L’offre vise « non seulement à soutenir au mieux les projets industriels d’Atlantia », mais aussi à « préserver l’intégrité du groupe et son identité italienne », a commenté Alessandro Benetton. À travers son OPA, Benetton compte aussi éviter que la société d’autoroutes Abertis, détenue conjointement avec ACS, passe sous le seul contrôle du groupe espagnol. L’offre a été lancée par un véhicule créé à cet effet, contrôlé à 65% par Benetton et à 35% par Blackstone, qui contribuera à hauteur d’environ 4,4 milliards d’euros.

L’annonce a été bien accueillie à la Bourse de Milan, où le titre a clôturé jeudi en hausse de 4,29% à 22,83 euros, restant toutefois en dessous du cours de l’OPA. Le prix de l’offre, jugé « attractif » par les analystes d’Equita, représente une prime de 5,3% par rapport au cours de clôture de mercredi et de 24,4% par rapport au cours du 5 avril, avant que ne circulent de premières spéculations sur une éventuelle offre d’ACS pour Atlantia. Le groupe espagnol avait annoncé le 6 avril avoir conclu « un accord exclusif » avec GIP et Brookfield afin de racheter « la majorité de la division de concessions autoroutières ».

Approchée « de manière non sollicitée » par ACS et les deux fonds, la holding des Benetton avait fait savoir le lendemain qu’une telle opération était « dénuée d’intérêt », dans la mesure où elle conduirait à un « éclatement du groupe Atlantia ». Atlantia, qui emploie plus de 30.000 personnes dans 24 pays, gère cinq aéroports et plus de 50 concessions autoroutières dans une dizaine de pays.
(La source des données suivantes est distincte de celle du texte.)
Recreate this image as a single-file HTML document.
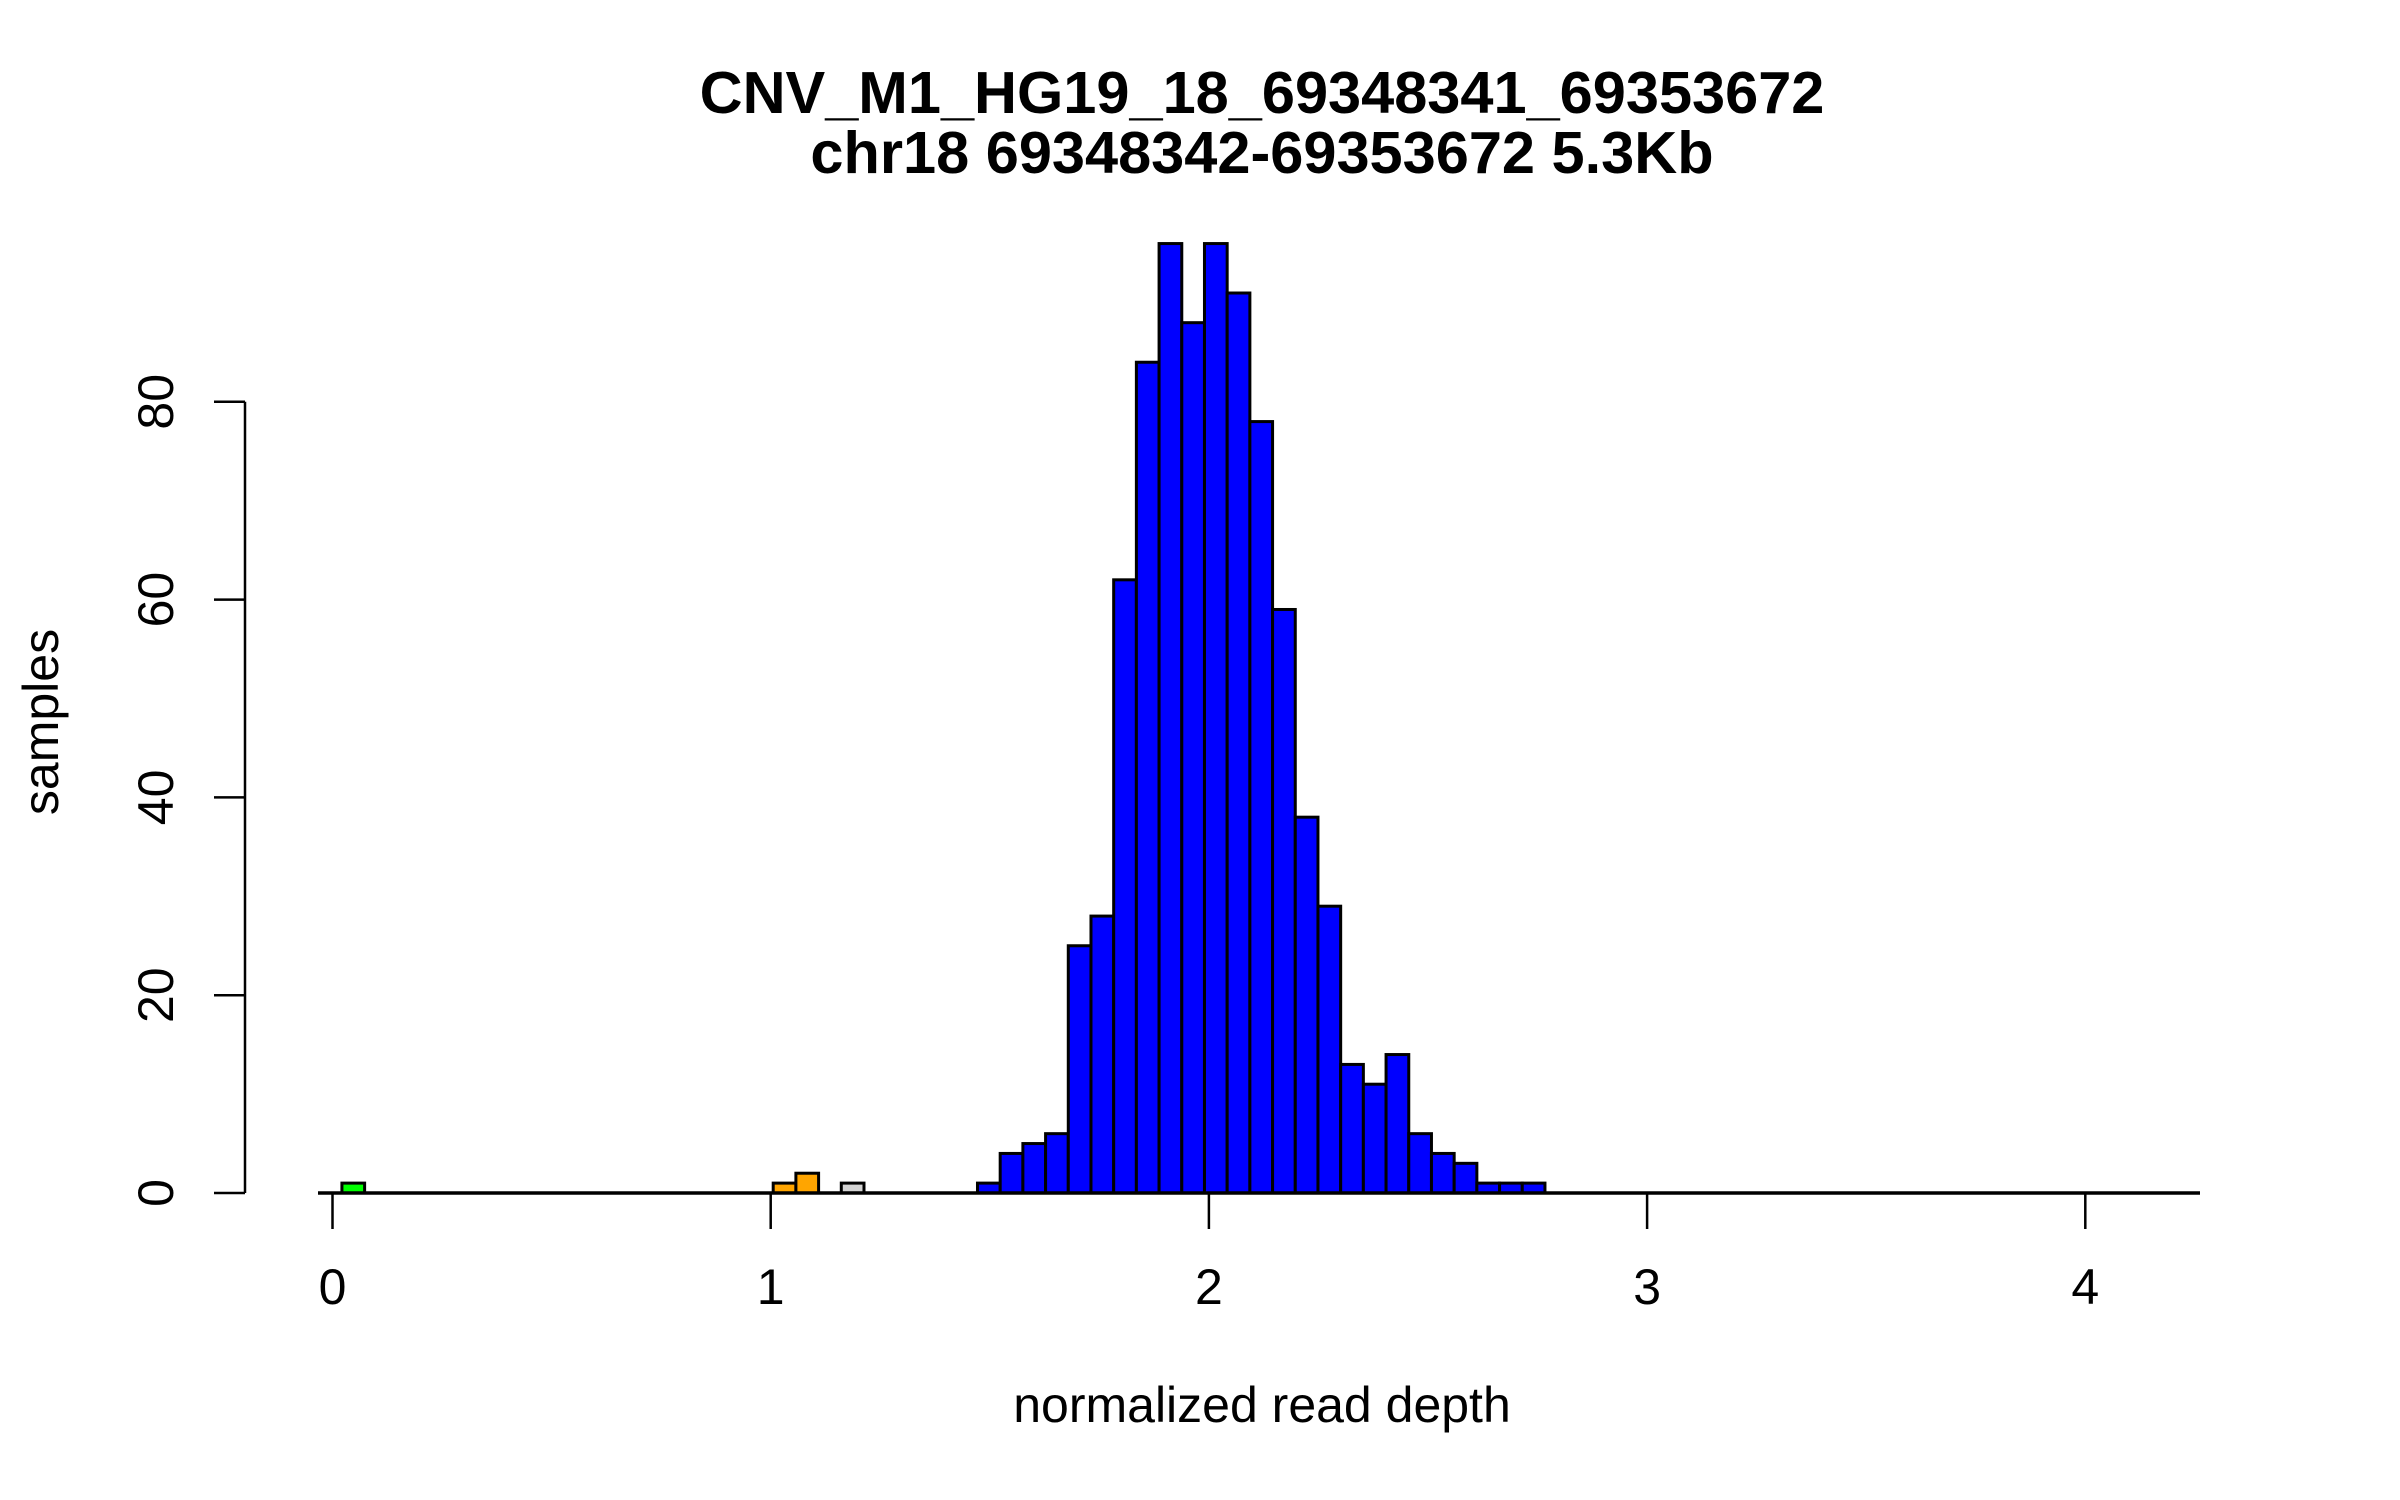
<!DOCTYPE html>
<html><head><meta charset="utf-8"><style>
html,body{margin:0;padding:0;background:#fff;}
svg{display:block;font-family:"Liberation Sans",Arial,sans-serif;}
</style></head><body>
<svg id="chart" width="2400" height="1500" viewBox="0 0 2400 1500">
<text x="1262" y="113" text-anchor="middle" font-size="59.5" font-weight="bold">CNV_M1_HG19_18_69348341_69353672</text>
<text x="1262" y="173" text-anchor="middle" font-size="59.5" font-weight="bold">chr18 69348342-69353672 5.3Kb</text>
<g id="bars"></g>
<g id="axes"></g>
<text x="1262" y="1422" text-anchor="middle" font-size="50">normalized read depth</text>
<text transform="translate(58,722) rotate(-90)" text-anchor="middle" font-size="50">samples</text>
</svg>
<script>
const binStart = 0.0215;
const binWidth = 0.0518;
const binIndex = [0, 19, 20, 22, 28,29,30,31,32,33,34,35,36,37,38,39,40,41,42,43,44,45,46,47,48,49,50,51,52];
const counts = [1, 1, 2, 1, 1,4,5,6,25,28,62,84,96,88,96,91,78,59,38,29,13,11,14,6,4,3,1,1,1];
const binColors = ["#00ff00","#ffa500","#ffa500","#d3d3d3"];
const xTicks = [0,1,2,3,4];
const yTicks = [0,20,40,60,80];

const NS = "http://www.w3.org/2000/svg";
function sx(v){ return 332.5 + v*438.2; }
function sy(v){ return 1193 - v*9.89; }

const bars = document.getElementById('bars');
counts.forEach((c,i)=>{
  const x0 = binStart + binIndex[i]*binWidth;
  const r = document.createElementNS(NS,'rect');
  r.setAttribute('x', sx(x0));
  r.setAttribute('y', sy(c));
  r.setAttribute('width', sx(x0+binWidth)-sx(x0));
  r.setAttribute('height', sy(0)-sy(c));
  r.setAttribute('fill', i < binColors.length ? binColors[i] : '#0000ff');
  r.setAttribute('stroke', '#000');
  r.setAttribute('stroke-width', '3');
  
  
  bars.appendChild(r);
});

const axes = document.getElementById('axes');
function line(x1,y1,x2,y2,w,name){
  const l = document.createElementNS(NS,'line');
  l.setAttribute('x1',x1); l.setAttribute('y1',y1); l.setAttribute('x2',x2); l.setAttribute('y2',y2);
  l.setAttribute('stroke','#000'); l.setAttribute('stroke-width',w);
  
  
  axes.appendChild(l);
}
line(318, sy(0), 2200, sy(0), 3.5, 'baseline');
xTicks.forEach(t=>{
  line(sx(t), sy(0), sx(t), sy(0)+36, 2.5, 'x-tick');
  const tx = document.createElementNS(NS,'text');
  tx.setAttribute('x', sx(t)); tx.setAttribute('y', 1304);
  tx.setAttribute('text-anchor','middle'); tx.setAttribute('font-size','50');
  tx.textContent = t;
  
  
  axes.appendChild(tx);
});
line(245, sy(0), 245, sy(80), 2.5, 'y-axis-line');
yTicks.forEach(t=>{
  line(214, sy(t), 245, sy(t), 2.5, 'y-tick');
  const tx = document.createElementNS(NS,'text');
  tx.setAttribute('transform', 'translate(173,'+sy(t)+') rotate(-90)');
  tx.setAttribute('text-anchor','middle'); tx.setAttribute('font-size','50');
  tx.textContent = t;
  
  
  axes.appendChild(tx);
});
</script>
</body></html>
Une bataille boursière à venir?

Une bataille boursière pour Atlantia n’est pas à exclure, car ACS, dirigé par Florentino Perez, président du club de football du Real Madrid, est toujours en embuscade et pourrait renchérir sur l’offre de la famille Benetton. ACS dispose de liquidités supplémentaires depuis la vente en 2021 de ses activités énergie au géant français du BTP Vinci pour un montant d’environ 4,9 milliards d’euros. Toutefois, « une prise de contrôle hostile d’Atlantia par ACS a peu de chances de réussir sans un accord avec le principal actionnaire d’Atlantia, Edizione », ont prévenu les analystes de Kepler.

Cette OPA intervient au moment où Atlantia s’apprête à encaisser, le 5 mai, 8 milliards d’euros, fruit de la vente de sa part de 88% détenue dans Autostrade per l’Italia (Aspi) à un consortium emmené par la Caisse des dépôts italienne (CDP) et auquel appartient également le fonds Blackstone. Florentino Perez avait lui aussi manifesté son intérêt pour Aspi auprès d’Atlantia, sans toutefois déposer une offre formelle.

Depuis l’effondrement du viaduc de Gênes en août 2018, qui a fait 43 morts et dont Autostrade est le gestionnaire, la famille Benetton était sous forte pression pour vendre sa part.